In the last years, lithium has become one of the key chemical elements for new technologies. Although lithium has long been used in different industrial sectors, the development of lithium-ion batteries has resulted in lithium becoming a key mineral, as lithium batteries are essential for the development of smartphones, laptops, hybrid and electric cars or rechargeable devices, such as solar charging lithium ion batteries. World lithium production in 2019 was 77,000 metric tons, with Australia (42,000 metric tons) and Chile (18,000 metric tons) being the major producers [107]. By 2025, the global demand for lithium is estimated to be 820,000 metric tons of lithium carbonate equivalent [108]. One of the main routes of lithium extraction is acid roasting with H2SO4 of the mineral spodumene (LiAlSi2O6), which contains approximately 8% of Li2O [109][110][111]. Lemougna et al. [112] studied the use of quartz feldspar sand (QFS) residues originating during the chemical production of lithium from spodumene as a raw material for the manufacture of porcelain and structural materials. Table 11 shows the chemical composition of this waste together with the processing parameters and technological properties of the final ceramic materials.
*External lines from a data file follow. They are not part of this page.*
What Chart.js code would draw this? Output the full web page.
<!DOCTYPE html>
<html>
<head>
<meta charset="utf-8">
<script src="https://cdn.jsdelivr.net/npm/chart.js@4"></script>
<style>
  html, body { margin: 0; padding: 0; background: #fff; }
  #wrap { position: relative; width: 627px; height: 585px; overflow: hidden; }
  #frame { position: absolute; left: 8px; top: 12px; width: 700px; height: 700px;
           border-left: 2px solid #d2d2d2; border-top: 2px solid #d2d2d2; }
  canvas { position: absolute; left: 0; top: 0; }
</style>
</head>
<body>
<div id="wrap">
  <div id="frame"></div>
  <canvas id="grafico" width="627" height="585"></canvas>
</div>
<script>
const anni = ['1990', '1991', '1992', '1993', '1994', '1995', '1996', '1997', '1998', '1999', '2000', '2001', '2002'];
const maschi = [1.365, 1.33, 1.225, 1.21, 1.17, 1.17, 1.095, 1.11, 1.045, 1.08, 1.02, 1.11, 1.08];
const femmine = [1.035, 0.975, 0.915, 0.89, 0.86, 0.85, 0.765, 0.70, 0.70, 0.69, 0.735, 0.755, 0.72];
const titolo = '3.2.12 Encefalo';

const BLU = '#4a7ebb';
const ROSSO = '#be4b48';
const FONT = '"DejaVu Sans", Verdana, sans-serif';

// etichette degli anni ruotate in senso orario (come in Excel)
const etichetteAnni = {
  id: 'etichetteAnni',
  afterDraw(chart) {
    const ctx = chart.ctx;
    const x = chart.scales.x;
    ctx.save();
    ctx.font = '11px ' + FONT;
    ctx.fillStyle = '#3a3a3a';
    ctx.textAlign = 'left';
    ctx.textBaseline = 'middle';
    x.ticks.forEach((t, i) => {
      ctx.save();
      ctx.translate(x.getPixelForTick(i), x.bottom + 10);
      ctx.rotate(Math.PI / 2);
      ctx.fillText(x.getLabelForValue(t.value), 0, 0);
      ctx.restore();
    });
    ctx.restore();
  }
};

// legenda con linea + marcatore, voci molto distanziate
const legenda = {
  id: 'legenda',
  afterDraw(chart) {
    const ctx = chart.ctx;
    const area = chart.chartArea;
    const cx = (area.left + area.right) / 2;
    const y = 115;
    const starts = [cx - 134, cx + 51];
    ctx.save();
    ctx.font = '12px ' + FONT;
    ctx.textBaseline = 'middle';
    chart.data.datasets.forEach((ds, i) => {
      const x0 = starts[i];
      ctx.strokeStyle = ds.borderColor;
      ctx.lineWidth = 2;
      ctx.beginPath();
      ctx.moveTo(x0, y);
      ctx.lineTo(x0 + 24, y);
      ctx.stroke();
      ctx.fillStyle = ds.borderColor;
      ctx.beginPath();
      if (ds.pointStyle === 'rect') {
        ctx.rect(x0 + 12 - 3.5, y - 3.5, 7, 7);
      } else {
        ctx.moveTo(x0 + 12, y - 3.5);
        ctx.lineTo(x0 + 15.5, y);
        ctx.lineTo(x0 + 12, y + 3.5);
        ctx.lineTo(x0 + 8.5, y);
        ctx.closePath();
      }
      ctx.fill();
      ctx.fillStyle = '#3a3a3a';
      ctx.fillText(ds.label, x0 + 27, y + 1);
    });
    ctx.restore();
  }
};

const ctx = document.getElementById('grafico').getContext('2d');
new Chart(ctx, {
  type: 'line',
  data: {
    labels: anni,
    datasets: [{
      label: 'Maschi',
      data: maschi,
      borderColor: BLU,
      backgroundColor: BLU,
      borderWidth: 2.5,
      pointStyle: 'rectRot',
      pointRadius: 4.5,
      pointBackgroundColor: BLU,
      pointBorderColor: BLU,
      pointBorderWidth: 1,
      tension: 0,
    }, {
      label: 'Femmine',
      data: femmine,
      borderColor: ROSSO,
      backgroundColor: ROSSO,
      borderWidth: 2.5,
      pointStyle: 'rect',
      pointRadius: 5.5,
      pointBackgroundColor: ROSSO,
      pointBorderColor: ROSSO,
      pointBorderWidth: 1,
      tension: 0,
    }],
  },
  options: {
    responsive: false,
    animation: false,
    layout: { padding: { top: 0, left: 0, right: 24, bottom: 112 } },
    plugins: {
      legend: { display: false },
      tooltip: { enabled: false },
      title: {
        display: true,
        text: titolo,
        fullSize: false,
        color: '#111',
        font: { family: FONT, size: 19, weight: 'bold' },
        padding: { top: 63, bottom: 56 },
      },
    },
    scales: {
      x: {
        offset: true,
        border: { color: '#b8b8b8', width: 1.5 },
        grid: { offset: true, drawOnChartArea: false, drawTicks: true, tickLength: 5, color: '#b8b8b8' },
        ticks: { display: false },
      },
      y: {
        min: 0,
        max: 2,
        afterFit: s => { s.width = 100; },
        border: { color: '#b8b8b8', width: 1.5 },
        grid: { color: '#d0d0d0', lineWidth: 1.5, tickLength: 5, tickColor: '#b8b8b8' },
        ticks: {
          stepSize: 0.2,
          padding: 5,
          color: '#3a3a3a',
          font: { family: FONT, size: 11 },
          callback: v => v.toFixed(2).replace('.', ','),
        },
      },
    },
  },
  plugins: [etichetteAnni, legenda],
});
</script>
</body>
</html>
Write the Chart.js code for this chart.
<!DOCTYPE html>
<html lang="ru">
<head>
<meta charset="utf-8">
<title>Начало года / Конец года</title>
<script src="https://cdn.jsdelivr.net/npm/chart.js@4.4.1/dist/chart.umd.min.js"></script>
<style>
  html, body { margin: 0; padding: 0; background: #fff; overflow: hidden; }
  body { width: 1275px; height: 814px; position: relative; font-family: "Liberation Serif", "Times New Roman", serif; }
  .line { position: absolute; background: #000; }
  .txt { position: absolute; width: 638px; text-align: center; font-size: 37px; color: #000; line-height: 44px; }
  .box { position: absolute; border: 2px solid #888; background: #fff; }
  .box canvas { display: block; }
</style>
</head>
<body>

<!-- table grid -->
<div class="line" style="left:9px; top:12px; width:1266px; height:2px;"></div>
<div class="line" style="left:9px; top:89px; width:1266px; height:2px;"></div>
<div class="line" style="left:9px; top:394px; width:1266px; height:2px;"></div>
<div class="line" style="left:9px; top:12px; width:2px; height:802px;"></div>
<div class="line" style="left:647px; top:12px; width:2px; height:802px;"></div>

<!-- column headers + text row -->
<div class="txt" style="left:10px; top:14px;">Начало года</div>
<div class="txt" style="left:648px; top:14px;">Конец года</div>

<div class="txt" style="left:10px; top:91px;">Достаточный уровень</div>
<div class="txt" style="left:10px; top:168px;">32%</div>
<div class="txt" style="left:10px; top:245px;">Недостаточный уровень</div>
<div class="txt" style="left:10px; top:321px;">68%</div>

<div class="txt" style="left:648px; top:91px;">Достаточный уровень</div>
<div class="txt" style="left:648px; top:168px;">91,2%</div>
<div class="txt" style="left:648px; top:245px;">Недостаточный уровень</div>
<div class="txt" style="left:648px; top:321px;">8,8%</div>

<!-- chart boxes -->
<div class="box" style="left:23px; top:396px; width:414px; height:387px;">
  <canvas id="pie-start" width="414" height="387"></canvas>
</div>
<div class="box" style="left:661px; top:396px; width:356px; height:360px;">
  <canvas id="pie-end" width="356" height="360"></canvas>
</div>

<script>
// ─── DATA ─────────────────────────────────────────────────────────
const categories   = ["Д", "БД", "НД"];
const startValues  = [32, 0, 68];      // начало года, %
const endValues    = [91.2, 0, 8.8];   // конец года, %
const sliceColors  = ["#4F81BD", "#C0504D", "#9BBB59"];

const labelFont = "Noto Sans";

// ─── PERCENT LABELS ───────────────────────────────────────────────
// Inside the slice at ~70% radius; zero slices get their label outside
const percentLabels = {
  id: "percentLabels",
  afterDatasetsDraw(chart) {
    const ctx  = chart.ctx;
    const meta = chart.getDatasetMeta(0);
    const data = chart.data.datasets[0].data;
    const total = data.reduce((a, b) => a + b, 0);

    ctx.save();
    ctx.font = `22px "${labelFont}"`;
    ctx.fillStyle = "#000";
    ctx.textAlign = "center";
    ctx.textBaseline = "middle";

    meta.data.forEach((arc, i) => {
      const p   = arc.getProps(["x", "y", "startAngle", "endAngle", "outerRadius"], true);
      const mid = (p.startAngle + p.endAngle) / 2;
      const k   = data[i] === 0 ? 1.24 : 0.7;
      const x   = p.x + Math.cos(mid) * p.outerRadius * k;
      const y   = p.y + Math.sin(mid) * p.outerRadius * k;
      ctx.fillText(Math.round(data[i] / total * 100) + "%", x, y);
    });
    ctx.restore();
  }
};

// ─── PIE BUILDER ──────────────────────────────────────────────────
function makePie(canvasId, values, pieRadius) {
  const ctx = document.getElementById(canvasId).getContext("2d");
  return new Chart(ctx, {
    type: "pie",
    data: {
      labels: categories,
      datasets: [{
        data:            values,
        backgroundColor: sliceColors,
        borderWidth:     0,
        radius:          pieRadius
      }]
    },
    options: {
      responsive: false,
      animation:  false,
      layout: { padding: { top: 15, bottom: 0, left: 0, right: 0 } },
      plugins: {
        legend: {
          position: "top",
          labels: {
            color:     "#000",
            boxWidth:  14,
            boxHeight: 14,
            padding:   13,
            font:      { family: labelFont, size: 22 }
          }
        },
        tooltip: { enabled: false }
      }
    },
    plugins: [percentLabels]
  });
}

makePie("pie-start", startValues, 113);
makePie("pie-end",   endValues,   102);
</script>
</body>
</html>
Table 11. Chemical composition (expressed wt.% oxide), processing parameters and technological properties of ceramic materials developed from lithium mining waste.

The QFS residue was composed of SiO2 as the major oxide and Al2O3, and alkaline oxides as minor components. From a mineralogical point of view, spodumene waste included albite (44 wt.%), quartz (32 wt.%), microcline (KAlSi3O8; 11 wt.%) and muscovite (6 wt.%) together with amorphous phase (7 wt.%) (Figure 6). The porcelain materials obtained after a sintering process were mainly composed of quartz (13–26 wt.%), mullite (12–20 wt.%) and amorphous phase (42–56 wt.%), the highest percentages of mullite being obtained for materials sintered at 1200 °C (Figure 7). These materials presented the best technological properties, with a dense and compact microstructure with microstructural characteristics similar to those of reference porcelain compositions. The highest compressive strength values of 90 MPa fulfilled the requirements for fired bricks, masonry bricks and ceramic pavers exposed to light traffic. As regards to bending strength, maximum values of 30 MPa were achieved, which are slightly lower than those presented by commercial porcelain stoneware tiles. Materials sintered at 1200 °C showed very low water absorption values (0.2%) corresponding to an apparent density of 2.5 g·cm−3, both properties being comparable to those reported in studies of porcelain materials. The shrinkage values on sintering were also similar to the values of approximately 20% shrinkage reported for some porcelain compositions fired at 1200 °C. As for the properties of structural materials manufactured with 80 and 90 wt.% of spodumene tailings, they exhibited values of compressive strength exceeding 17–20 MPa, which is the value required for ceramic pavers subjected to light traffic. Similarly, they showed water absorption well below 15%, complying with the requirement for ceramics with construction applications.

Figure 6. SEM of QFS powder [112].

Figure 7. Phase composition of investigated compositions at indicated temperatures [112].